Intel plans to stream these channels over the Internet, using set-top boxes powered by the company’s own processors, and would also make the service available on other devices, such as PCs and tablets. As The Verge reports, Huggers said Intel’s devices would have a “beautiful industrial design,” and would come equipped with a camera, which could recognize individual users and recommend things to watch. In addition to streaming live television, the device will support DVR-style content, on-demand shows and apps.
The idea is to have a single streaming device–and a single input on your television–that handles all your viewing needs, rather than just being a supplement like Roku or Apple TV. By combining all kinds of content into one interface, TV providers can start to move away from the traditional grid-like channel guide, and make it easier to find interesting content through recommendations or search.
Many other companies have tried, or have been trying, to make this happen. Google TV, for instance, pulls in channel listings from your cable box, and indexes those shows alongside other online sources, such as Netflix and Amazon. But Google doesn’t actually offer any live television packages on its own, so Google TV can feel a bit like a hack. Microsoft has made a handful of deals to let cable subscribers watch shows on the Xbox 360, but support from TV providers has been limited so far. Apple has reportedly been trying to come up with its own TV service, similar to what Intel is putting together, but its negotiations with Hollywood have been slow-going.
As the issues with those other companies have shown, software and technology are only one side of the equation.
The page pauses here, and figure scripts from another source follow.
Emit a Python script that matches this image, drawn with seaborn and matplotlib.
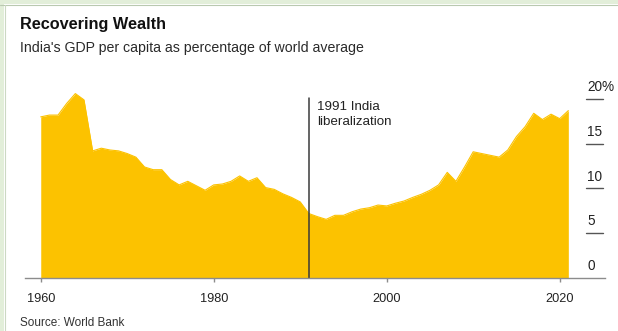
import matplotlib
matplotlib.use("Agg")
import matplotlib.pyplot as plt
from matplotlib.patches import Rectangle
import seaborn as sns
import pandas as pd

# India's GDP per capita as a share of the world average (%)
years = list(range(1960, 2022))
gdp_share = [
    18.0, 18.2, 18.2, 19.5, 20.6, 19.9, 14.2, 14.5, 14.3, 14.2,
    13.9, 13.5, 12.4, 12.1, 12.1, 11.0, 10.4, 10.8, 10.3, 9.8,
    10.4, 10.5, 10.8, 11.4, 10.8, 11.2, 10.1, 9.9, 9.4, 9.0,
    8.5, 7.2, 6.85, 6.55, 7.0, 7.0, 7.4, 7.7, 7.85, 8.15,
    8.05, 8.35, 8.6, 9.0, 9.35, 9.8, 10.4, 11.8, 10.8, 12.4,
    14.1, 13.9, 13.7, 13.5, 14.3, 15.8, 16.9, 18.4, 17.7, 18.3,
    17.8, 18.7,
]
x_ticks = [1960, 1980, 2000, 2020]
y_ticks = [0, 5, 10, 15, 20]
y_tick_labels = ["0", "5", "10", "15", "20%"]
event_year = 1991
event_label = "1991 India\nliberalization"

df = pd.DataFrame({"year": years, "share": gdp_share})

sns.set_theme(style="white")
plt.rcParams["font.family"] = ["Liberation Sans", "DejaVu Sans"]

YELLOW = "#FCC200"
AXIS_GREY = "#8c8c8c"
TEXT = "#222222"

fig = plt.figure(figsize=(6.18, 3.31), dpi=100)
fig.patch.set_facecolor("white")

W, H = 618, 331
ax = fig.add_axes([25 / W, 1 - 278 / H, 580 / W, (278 - 85) / H])
ax.set_facecolor("white")

sns.lineplot(data=df, x="year", y="share", ax=ax, color=YELLOW, linewidth=0.8)
ax.fill_between(df["year"], 0, df["share"], color=YELLOW, linewidth=0)

ax.set_xlim(1958.18, 2025.24)
ax.set_ylim(0, 21.56)
for s in ["left", "right", "top"]:
    ax.spines[s].set_visible(False)
ax.spines["bottom"].set_color(AXIS_GREY)
ax.spines["bottom"].set_linewidth(1.0)
ax.set_xlabel("")
ax.set_ylabel("")

ax.set_xticks(x_ticks)
ax.set_xticklabels([str(t) for t in x_ticks])
ax.tick_params(axis="x", bottom=True, direction="out", length=3, width=1,
               color=AXIS_GREY, labelsize=9.2, labelcolor=TEXT, pad=8)
ax.set_yticks([])

# right-hand value scale: short rules with the label sitting above each one
ytrans = ax.get_yaxis_transform()
x0 = (586 - 25) / 580
x1 = (603 - 25) / 580
for v, lab in zip(y_ticks, y_tick_labels):
    if v > 0:
        ax.plot([x0, x1], [v, v], transform=ytrans, color="#555555",
                linewidth=1.0, clip_on=False)
    ax.annotate(lab, xy=(x0 + 0.002, v), xycoords=ytrans,
                xytext=(0, 3.5), textcoords="offset points",
                ha="left", va="bottom", fontsize=9.8, color=TEXT)

# liberalization marker
ax.axvline(event_year, ymin=0, ymax=(278 - 98) / (278 - 85),
           color="#3a3a3a", linewidth=1.1)
ax.text(event_year + 0.95, 19.75, event_label, ha="left", va="top",
        fontsize=9.6, color=TEXT, linespacing=1.3)

# titles and source
fig.text(20 / W, 1 - 24 / H, "Recovering Wealth", ha="left", va="center",
         fontsize=11.7, fontweight="bold", color="#111111")
fig.text(20 / W, 1 - 48 / H,
         "India's GDP per capita as percentage of world average",
         ha="left", va="center", fontsize=10.2, color="#2a2a2a")
fig.text(20 / W, 1 - 323 / H, "Source: World Bank", ha="left", va="center",
         fontsize=8.5, color="#333333")

# page frame on the top and left edges
frame_green = "#e2eed9"
fig.patches.append(Rectangle((0, 0), 4 / W, 1, transform=fig.transFigure,
                             facecolor=frame_green, edgecolor="none"))
fig.patches.append(Rectangle((0, 1 - 4 / H), 1, 4 / H, transform=fig.transFigure,
                             facecolor=frame_green, edgecolor="none"))
fig.add_artist(plt.Line2D([0, 1], [1 - 4.5 / H, 1 - 4.5 / H],
                          transform=fig.transFigure, color="#b9c9b0", linewidth=0.8))
fig.add_artist(plt.Line2D([4.5 / W, 4.5 / W], [0, 1 - 4.5 / H],
                          transform=fig.transFigure, color="#cbd9c3", linewidth=0.8))

fig.savefig("out.png", dpi=100, facecolor="white")
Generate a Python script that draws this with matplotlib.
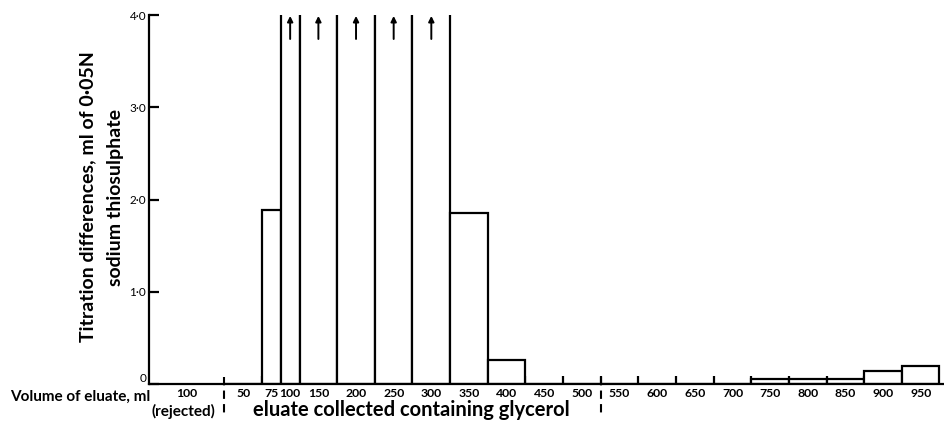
import numpy as np
from matplotlib import pyplot as plt
from matplotlib import transforms

plt.rcParams["font.family"] = ["Lato", "DejaVu Sans"]

# eluate fractions after the rejected first 100 ml
bin_labels = ["50", "75", "100", "150", "200", "250", "300", "350", "400",
              "450", "500", "550", "600", "650", "700", "750", "800",
              "850", "900", "950"]
bin_widths = [50, 25, 25, 50, 50, 50, 50, 50, 50,
              50, 50, 50, 50, 50, 50, 50, 50, 50, 50, 50]
# None = off scale (arrow)
titration = [0.0, 1.89, None, None, None, None, None, 1.85, 0.26,
             0.0, 0.0, 0.0, 0.0, 0.0, 0.0, 0.05, 0.05, 0.05, 0.14, 0.19]

rejected_volume = 100
rejected_label = "100"
glycerol_end = 600  # second dashed divider (cumulative ml)

y_ticks = [0, 1, 2, 3, 4]
y_ticklabels = ["0", "1·0", "2·0", "3·0", "4·0"]

W, H = 944, 421
fig = plt.figure(figsize=(W / 100, H / 100), dpi=100)
ax = fig.add_axes([149 / W, 37 / H, (W - 149) / W, (384 - 15) / H])

lefts = rejected_volume + np.concatenate([[0], np.cumsum(bin_widths)[:-1]])
centers = lefts + np.array(bin_widths) / 2
heights = [5.0 if v is None else v for v in titration]

ax.bar(lefts, heights, width=bin_widths, align="edge", facecolor="white",
       edgecolor="black", linewidth=1.6, zorder=2)

for c, v in zip(centers, titration):
    if v is None:
        ax.annotate("", xy=(c, 3.99), xytext=(c, 3.74),
                    arrowprops=dict(arrowstyle="-|>", color="black", lw=1.4,
                                    mutation_scale=8, shrinkA=0, shrinkB=0))

ax.set_xlim(0, 1056)
ax.set_ylim(0, 4)

for s in ("top", "right"):
    ax.spines[s].set_visible(False)
ax.spines["left"].set_linewidth(1.6)
ax.spines["bottom"].set_linewidth(1.6)

ax.set_yticks(y_ticks)
ax.set_yticklabels(y_ticklabels, fontsize=8.5)
ax.tick_params(axis="y", direction="in", length=7, width=1.6, pad=2)
ax.get_yticklabels()[0].set_va("bottom")

# labels centred in the fractions, boundary ticks as minor ticks
ax.set_xticks([rejected_volume / 2] + list(centers))
ax.set_xticklabels([rejected_label] + bin_labels, fontsize=8.8,
                   fontweight="bold")
ax.tick_params(axis="x", which="major", length=0, pad=3)
ax.set_xticks([rejected_volume / 2] + list(lefts[1:]), minor=True)
ax.tick_params(axis="x", which="minor", direction="in", length=6, width=1.6)

trans = transforms.blended_transform_factory(ax.transData, ax.transAxes)
for xv in (rejected_volume, glycerol_end):
    ax.plot([xv, xv], [0.02, -0.085], transform=trans, color="black",
            lw=1.5, dashes=(4, 2.5), clip_on=False)

fig.text(10 / W, 1 - 401 / H, "Volume of eluate, ml", fontsize=11,
         fontweight="bold", va="baseline", ha="left")
fig.text(183 / W, 1 - 411 / H, "(rejected)", fontsize=11,
         fontweight="bold", va="center", ha="center")
fig.text(253 / W, 1 - 410 / H, "eluate collected containing glycerol",
         fontsize=14.5, fontweight="bold", va="center", ha="left")

fig.text(88 / W, 1 - 197 / H, "Titration differences, ml of 0·05N",
         fontsize=14, fontweight="bold", rotation=90, va="center",
         ha="center")
fig.text(115 / W, 1 - 197 / H, "sodium thiosulphate", fontsize=14,
         fontweight="bold", rotation=90, va="center", ha="center")

fig.savefig("out.png", dpi=100)
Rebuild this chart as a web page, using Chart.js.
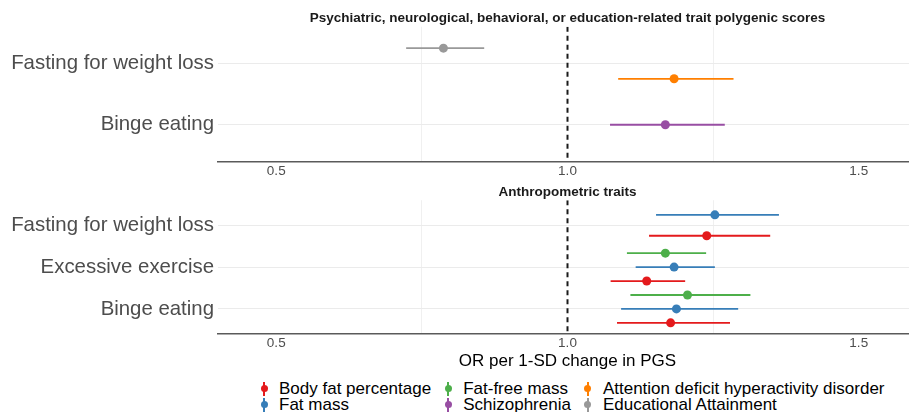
<!DOCTYPE html>
<html>
<head>
<meta charset="UTF-8">
<title>OR per 1-SD change in PGS</title>
<script src="https://cdn.jsdelivr.net/npm/chart.js@4.4.1/dist/chart.umd.min.js"></script>
<style>
  body { margin: 0; width: 909px; height: 412px; overflow: hidden; background: #fff; position: relative;
         font-family: 'Liberation Sans', Arial, sans-serif; }
  canvas { position: absolute; left: 0; }
  #topChart { top: 0; }
  #bottomChart { top: 178px; }
  #legend { position: absolute; left: 256px; top: 381px; display: flex; gap: 9px;
            font-size: 17px; line-height: 15.8px; color: #000; }
  .item { display: flex; align-items: center; height: 15.8px; white-space: nowrap; }
  .key { position: relative; width: 16px; height: 15.8px; margin-right: 7px; flex: none; }
  .key .bar { position: absolute; left: 7px; top: 1px; width: 2px; height: 14px; }
  .key .dot { position: absolute; left: 4.5px; top: 4.4px; width: 7px; height: 7px; border-radius: 50%; }
</style>
</head>
<body>
<canvas id="topChart" width="917" height="182"></canvas>
<canvas id="bottomChart" width="917" height="194"></canvas>
<div id="legend"></div>

<script>
// categories (top to bottom)
const topCats = ['Fasting for weight loss', 'Binge eating'];
const bottomCats = ['Fasting for weight loss', 'Excessive exercise', 'Binge eating'];

// x axis
const xTickValues = [0.5, 1.0, 1.5];
const xMinorGrid = [0.75, 1.25];
const refLine = 1.0;

// odds ratios with 95% CI, one value per category (null = not shown)
// top panel
const adhdOR = [1.183, null];
const adhdLo = [1.087, null];
const adhdHi = [1.285, null];
const sczOR = [null, 1.168];
const sczLo = [null, 1.073];
const sczHi = [null, 1.270];
const eaOR = [0.787, null];
const eaLo = [0.723, null];
const eaHi = [0.857, null];
// bottom panel
const bfpOR = [1.239, 1.136, 1.177];
const bfpLo = [1.140, 1.074, 1.085];
const bfpHi = [1.348, 1.202, 1.279];
const fmOR = [1.253, 1.183, 1.187];
const fmLo = [1.152, 1.117, 1.092];
const fmHi = [1.363, 1.253, 1.293];
const ffmOR = [null, 1.168, 1.206];
const ffmLo = [null, 1.102, 1.108];
const ffmHi = [null, 1.238, 1.314];

const series = {
  bfp:  { label: 'Body fat percentage', color: '#E41A1C', or: bfpOR, lo: bfpLo, hi: bfpHi },
  fm:   { label: 'Fat mass', color: '#377EB8', or: fmOR, lo: fmLo, hi: fmHi },
  ffm:  { label: 'Fat-free mass', color: '#4DAF4A', or: ffmOR, lo: ffmLo, hi: ffmHi },
  scz:  { label: 'Schizophrenia', color: '#984EA3', or: sczOR, lo: sczLo, hi: sczHi },
  adhd: { label: 'Attention deficit hyperactivity disorder', color: '#FF7F00', or: adhdOR, lo: adhdLo, hi: adhdHi },
  ea:   { label: 'Educational Attainment', color: '#999999', or: eaOR, lo: eaLo, hi: eaHi }
};
const legendOrder = ['bfp', 'fm', 'ffm', 'scz', 'adhd', 'ea'];

Chart.defaults.font.family = "'Liberation Sans', Arial, sans-serif";
Chart.defaults.animation = false;

// dodge the series that are present in each category, like position_dodge
function buildDatasets(cats, keys) {
  const out = {};
  keys.forEach(k => out[k] = []);
  cats.forEach((c, i) => {
    const present = keys.filter(k => series[k].or[i] != null);
    const n = present.length;
    present.forEach((k, j) => {
      const s = series[k];
      const y = i + 1 + (j - (n - 1) / 2) / n;
      out[k].push({ x: s.lo[i], y: y }, { x: s.or[i], y: y, mid: true }, { x: s.hi[i], y: y }, { x: null, y: null });
    });
  });
  const ds = keys.map(k => ({
    label: series[k].label,
    data: out[k],
    showLine: true,
    borderColor: series[k].color,
    backgroundColor: series[k].color,
    borderWidth: 1.8,
    borderCapStyle: 'butt',
    pointRadius: ctx => (ctx.raw && ctx.raw.mid) ? 4.5 : 0,
    pointHoverRadius: ctx => (ctx.raw && ctx.raw.mid) ? 4.5 : 0,
    pointBorderWidth: 0,
    pointBackgroundColor: series[k].color
  }));
  ds.push({
    label: 'ref',
    data: [{ x: refLine, y: 0.4 }, { x: refLine, y: cats.length + 0.6 }],
    showLine: true,
    borderColor: '#1a1a1a',
    borderWidth: 2,
    borderDash: [5, 4],
    pointRadius: 0
  });
  return ds;
}

function makeChart(id, title, cats, keys, titleTop, xHeight, showXTitle) {
  return new Chart(document.getElementById(id), {
    type: 'scatter',
    data: { datasets: buildDatasets(cats, keys) },
    options: {
      responsive: false,
      layout: { padding: 0 },
      plugins: {
        legend: { display: false },
        tooltip: { enabled: false },
        title: {
          display: true, text: title, fullSize: false, color: '#1a1a1a',
          font: { size: 13.5, weight: 'bold' },
          padding: { top: titleTop, bottom: 0 }
        }
      },
      scales: {
        x: {
          type: 'linear', min: 0.4, max: 1.6,
          afterBuildTicks: s => {
            s.ticks = xTickValues.concat(xMinorGrid).sort((a, b) => a - b).map(v => ({ value: v }));
          },
          afterFit: s => { s.height = xHeight; },
          ticks: {
            callback: v => xTickValues.includes(v) ? v.toFixed(1) : '',
            color: '#4d4d4d', font: { size: 13.5 }, padding: 1.5, maxRotation: 0, autoSkip: false
          },
          grid: {
            drawTicks: false, lineWidth: 1,
            color: c => (c.tick && xMinorGrid.includes(c.tick.value)) ? '#f0f0f0' : 'rgba(0,0,0,0)'
          },
          border: { display: true, color: '#5a5a5a', width: 1.6 },
          title: {
            display: showXTitle, text: 'OR per 1-SD change in PGS', color: '#000',
            font: { size: 17 }, padding: { top: 0, bottom: 0 }
          }
        },
        y: {
          type: 'linear', reverse: true, min: 0.4, max: cats.length + 0.6,
          afterBuildTicks: s => { s.ticks = cats.map((c, i) => ({ value: i + 1 })); },
          afterFit: s => { s.width = 218; },
          ticks: { callback: v => cats[v - 1], color: '#4d4d4d', font: { size: 20.4 }, padding: 4, autoSkip: false },
          grid: { color: '#ebebeb', lineWidth: 1, drawTicks: false },
          border: { display: false }
        }
      }
    }
  });
}

makeChart('topChart', 'Psychiatric, neurological, behavioral, or education-related trait polygenic scores',
  topCats, ['ea', 'adhd', 'scz'], 10.5, 20.5, false);
makeChart('bottomChart', 'Anthropometric traits',
  bottomCats, ['ffm', 'fm', 'bfp'], 6, 38, true);

// legend, two rows filled column by column
const legend = document.getElementById('legend');
for (let c = 0; c < legendOrder.length; c += 2) {
  const col = document.createElement('div');
  legendOrder.slice(c, c + 2).forEach(k => {
    const s = series[k];
    const item = document.createElement('div');
    item.className = 'item';
    item.innerHTML = '<span class="key"><span class="bar" style="background:' + s.color + '"></span>' +
      '<span class="dot" style="background:' + s.color + '"></span></span><span>' + s.label + '</span>';
    col.appendChild(item);
  });
  legend.appendChild(col);
}
</script>
</body>
</html>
There’s also the business side, which involves convincing Hollywood that a new kind of TV service isn’t bad for their bottom lines.
It seems that Intel is the only one to pull it off so far, but at a price: while rumors claimed that Intel wanted to offer a la carte programming, where you only pay for the channels you want, that’s no longer the plan. “I don’t believe that the industry is ready for a la carte,” Huggers said.
We’ll have to wait and see what Intel’s curated bundles look like by comparison. Huggers said Intel will launch the service later this year under a new brand sold directly to consumers, but the company hasn’t announced a launch date or pricing.
One other remark from Huggers seems worth mentioning, as reported by The Verge: “Intel is very interested in [having] a direct connection to the consumer,” Huggers said. After television, could Intel-made phones and tablets be next on the list?